> _DIRECTIVE_:
Leave out all pictures. Return exactly the lines from the top of the material through the line containing "var chart = echarts.init(document.getElementById('main'));".
= = = =
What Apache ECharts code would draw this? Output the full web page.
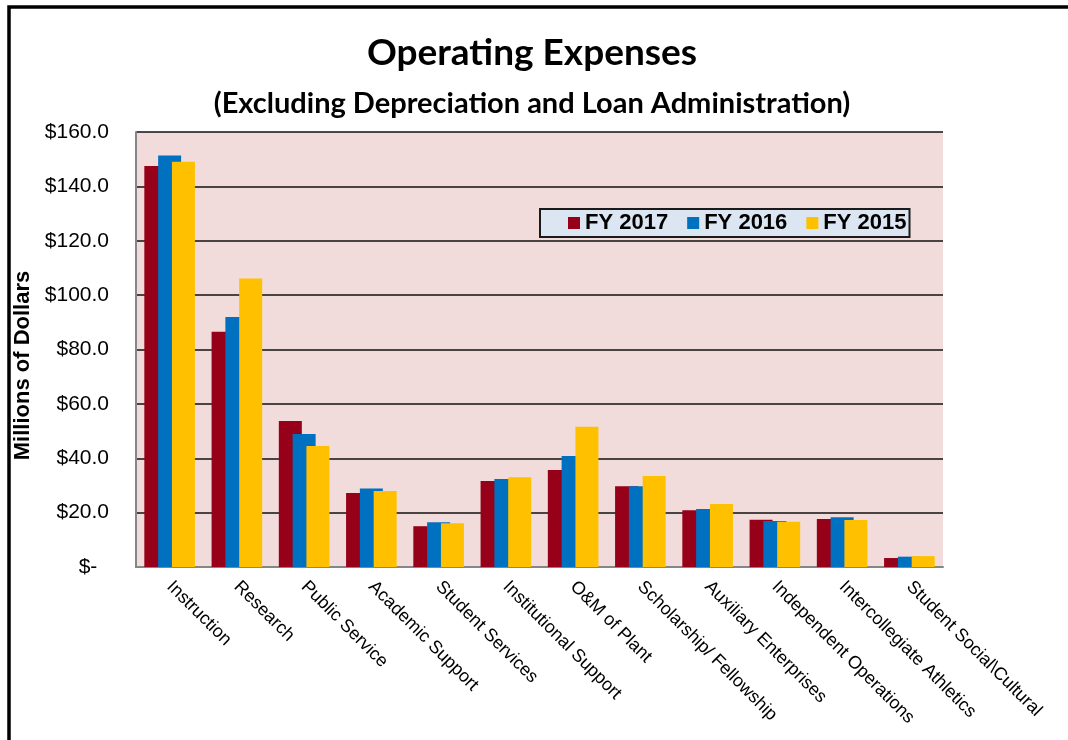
<!DOCTYPE html>
<html>
<head>
<meta charset="utf-8">
<script src="https://cdn.jsdelivr.net/npm/echarts@6/dist/echarts.min.js"></script>
<style>
html, body { margin: 0; padding: 0; background: #fff; }
#main { width: 1068px; height: 740px; }
</style>
</head>
<body>
<div id="main"></div>
<script>
var categories = ['Instruction', 'Research', 'Public Service', 'Academic Support', 'Student Services',
    'Institutional Support', 'O&M of Plant', 'Scholarship/ Fellowship', 'Auxiliary Enterprises',
    'Independent Operations', 'Intercollegiate Athletics', 'Student Social\\Cultural'];
var fy2017 = [147.5, 86.5, 53.7, 27.2, 15.0, 31.6, 35.7, 29.7, 20.9, 17.4, 17.7, 3.3];
var fy2016 = [151.4, 92.0, 48.9, 28.9, 16.5, 32.4, 40.8, 29.7, 21.3, 16.9, 18.3, 3.8];
var fy2015 = [149.1, 106.1, 44.5, 28.0, 16.1, 33.0, 51.6, 33.5, 23.2, 16.6, 17.3, 4.0];
var yTicks = [0, 20, 40, 60, 80, 100, 120, 140, 160];

var chart = echarts.init(document.getElementById('main'));

function barSeries(name, data) {
    return {
        name: name,
        type: 'bar',
        data: data,
        barWidth: 23,
        barGap: '-40%'
    };
}

var option = {
    backgroundColor: '#ffffff',
    animation: false,
    color: ['#960018', '#0070c0', '#ffc000'],
    title: {
        text: 'Operating Expenses',
        subtext: '(Excluding Depreciation and Loan Administration)',
        left: 527,
        top: 30,
        textAlign: 'center',
        itemGap: 17,
        textStyle: {
            fontFamily: 'Lato',
            fontWeight: 'bold',
            fontSize: 37,
            color: '#000'
        },
        subtextStyle: {
            fontFamily: 'Lato',
            fontWeight: 'bold',
            fontSize: 29,
            color: '#000'
        }
    },
    legend: {
        data: ['FY 2017', 'FY 2016', 'FY 2015'],
        left: 540,
        top: 209,
        icon: 'rect',
        itemWidth: 12,
        itemHeight: 12,
        itemGap: 19,
        padding: [3, 3, 3, 28],
        backgroundColor: '#dce6f2',
        borderColor: '#1a1a1a',
        borderWidth: 2,
        textStyle: {
            fontFamily: 'Liberation Sans',
            fontWeight: 'bold',
            fontSize: 22,
            color: '#000'
        }
    },
    grid: {
        left: 136,
        right: 125,
        top: 132,
        bottom: 173,
        show: true,
        backgroundColor: '#f2dcdb',
        borderWidth: 0
    },
    xAxis: {
        type: 'category',
        data: categories,
        axisLine: { lineStyle: { color: '#868686', width: 2 } },
        axisTick: { show: false },
        axisLabel: {
            interval: 0,
            rotate: -45,
            margin: 17,
            fontFamily: 'Liberation Sans',
            fontSize: 18,
            color: '#000'
        }
    },
    yAxis: {
        type: 'value',
        min: yTicks[0],
        max: yTicks[yTicks.length - 1],
        interval: 20,
        name: 'Millions of Dollars',
        nameLocation: 'middle',
        nameGap: 98,
        nameTextStyle: {
            fontFamily: 'Liberation Sans',
            fontWeight: 'bold',
            fontSize: 22,
            color: '#000',
            padding: [0, 32, 0, 0]
        },
        axisLine: { show: true, lineStyle: { color: '#868686', width: 2 } },
        axisTick: { show: false },
        splitLine: { lineStyle: { color: '#111', width: 1.5 } },
        axisLabel: {
            margin: 27,
            fontFamily: 'Liberation Sans',
            fontSize: 21,
            color: '#000',
            formatter: function (v) {
                return v === 0 ? '$-  ' : '$' + v.toFixed(1);
            }
        }
    },
    graphic: [{
        type: 'rect',
        shape: { x: 9, y: 7, width: 1200, height: 900 },
        style: { fill: 'none', stroke: '#000', lineWidth: 3.5 },
        silent: true
    }],
    series: [
        barSeries('FY 2017', fy2017),
        barSeries('FY 2016', fy2016),
        barSeries('FY 2015', fy2015)
    ]
};
chart.setOption(option);
</script>
</body>
</html>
= = = =
> _RESULT OF THIS EXERCISE_:
What Apache ECharts code would draw this? Output the full web page.
<!DOCTYPE html>
<html>
<head>
<meta charset="utf-8">
<script src="https://cdn.jsdelivr.net/npm/echarts@6/dist/echarts.min.js"></script>
<style>
html, body { margin: 0; padding: 0; background: #fff; }
#main { width: 1068px; height: 740px; }
</style>
</head>
<body>
<div id="main"></div>
<script>
var categories = ['Instruction', 'Research', 'Public Service', 'Academic Support', 'Student Services',
    'Institutional Support', 'O&M of Plant', 'Scholarship/ Fellowship', 'Auxiliary Enterprises',
    'Independent Operations', 'Intercollegiate Athletics', 'Student Social\\Cultural'];
var fy2017 = [147.5, 86.5, 53.7, 27.2, 15.0, 31.6, 35.7, 29.7, 20.9, 17.4, 17.7, 3.3];
var fy2016 = [151.4, 92.0, 48.9, 28.9, 16.5, 32.4, 40.8, 29.7, 21.3, 16.9, 18.3, 3.8];
var fy2015 = [149.1, 106.1, 44.5, 28.0, 16.1, 33.0, 51.6, 33.5, 23.2, 16.6, 17.3, 4.0];
var yTicks = [0, 20, 40, 60, 80, 100, 120, 140, 160];

var chart = echarts.init(document.getElementById('main'));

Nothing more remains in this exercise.